Berempat berpakaian penari jawa bercorak
dasar hitam. Muka dirias coreng moreng, keseluruhan wajah dicat dominan merah. Tiga dari mereka menari di atas zebra cross saat lampu lalu lintas berubah merah, satu orang mengiringi dengan tabuhan kendang dan gong ukuran mini dari pinggir jalan.

Di kampung, tarian tadi disebut tari Kuda Lumping. Wahyudi (32) warga Desa Bojonegoro, Kecamatan Kedu, Temanggung, Jawa Tengah. Wahyudi dan rekan sekampung hidup dari tanggapan masyarakat sekitar untuk meramaikan acara-acara selamatan. Langen Bekso Kencono Mudo, sanggar seni tari tempat Wahyudi dan kawan-kawannya berkesenian dan hidup dari kesenian.Arus tren dan mode berubah cepat seiring gerak laju perkembangan zaman. Apresiasi masyarakat dalam menikmati kesenian pun ikut berubah. Belakangan tak banyak lagi warga yang mengundang Wahyudi dan kawan-kawannya. “Sekarang kita sudah jarang diminta mengisi acara. Jaman sudah berubah. Sedikit sekali yang minat dengan tarian daerah,” kata Wahyudi.

Kehidupan terus berjalan. Kebutuhan meningkat. Sanggar yang menjadi wadah dan sumber hidup dengan berkesenian jadi sepi. Agar kecintaan pada seni dan tanggung jawab pada keluarga dapat tetap berjalan seiring maka Wahyudi dan kawan-kawan memutuskan untuk mengamen di jalan Kota Jogjakarta. Bisa menambah penghasilan, hobi menari juga tersalur.

Mengamen di jalanan ternyata ada hasilnya bahkan melebihi yang bisa didapat Wahyudi dari menjadi buruh tani. Dalam sehari yang didapat mencapai 300 ribu rupiah. Itu kalau beruntung. Mereka memulainya sekira pukul delapan pagi hingga setengah lima sore. Tempat mangkalnya berpindah-pindah. Dari satu lampu merah ke lampu merah lainnya.

Meskipun lumayan tetapi bukan berarti tanpa masalah. Raut muka Wahyudi berubah geram. Ia ingat saat petugas Satuan Polisi Pamong Praja melakukan razia. Barang-barang dan peralatan menari disita. ”Kita bisa apa, Mas. Mau tidak mau harus kami berikan.”

Kejadian seperti ini memaksa mereka membeli peralatan baru. “Pernak - pernik kita lumayan mahal, Mas. Harga wig (rambut palsu) saja mencapai 90 ribu rupiah. Belum lagi kendang yang harganya 300 ribu rupiah. Cukup mahal bagi kami.” Bukan itu saja, kerja jadi tak tenang. Pikiran selalu khawatir razia datang tiba-tiba. “Kita susah waktu mengamen, mata harus mengawasi sana – sini. Takutnya ada razia SATPOL PP,” keluh Wahyudi.
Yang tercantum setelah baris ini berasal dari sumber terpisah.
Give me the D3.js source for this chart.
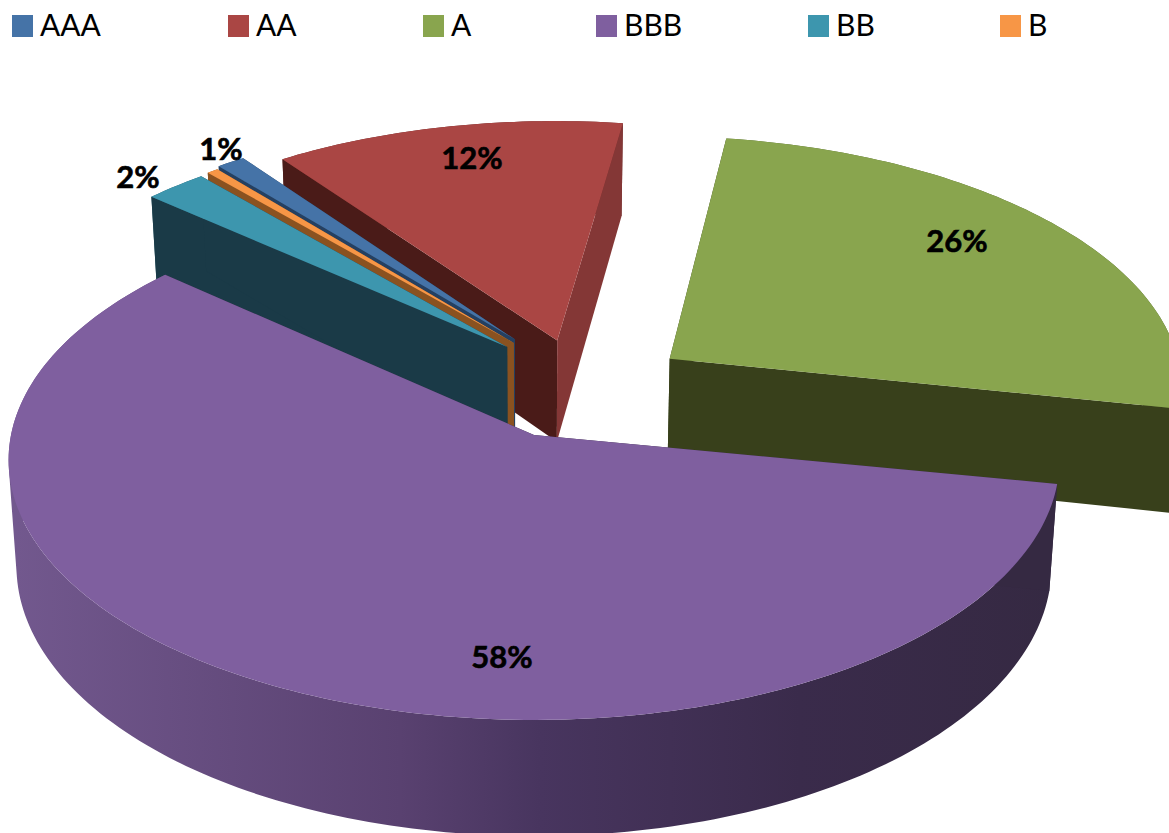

Panas, lelah, kucing-kucingan dengan petugas. Lalu kenapa betah? “Kami sudah seneng sih, Mas,” kata Wahyudi. Kesenangannya ini sudah dilakoni hampir setahun. Bila senja tiba, mereka pulang ke sebuah kamar sewaan di daerah Giwangan. Mereka pulang ke kampung sekira satu kali dalam sepekan.

Wahyudi bukan mahasiswa jurusan seni tari. Ia pegiat tari tradisional sekaligus buruh tani. Bila diminta, ia menari dan menabuh kendang. Bila tidak, tak ada uang didapat. Sanggar pun tak bisa bergiat. Jika begitu, tarian yang selama hidup dijiwai sekaligus sumber penghasilan itu akan cuma terserak jadi pernik sejarah. Gong dan kendang juga jadi tumpukan usang. Sisa gema alunannya menjadi lagu pengiring kematian seni tradisi. Wahyudi adalah Simbol kekalahan budaya baik seni maupun ekonomi.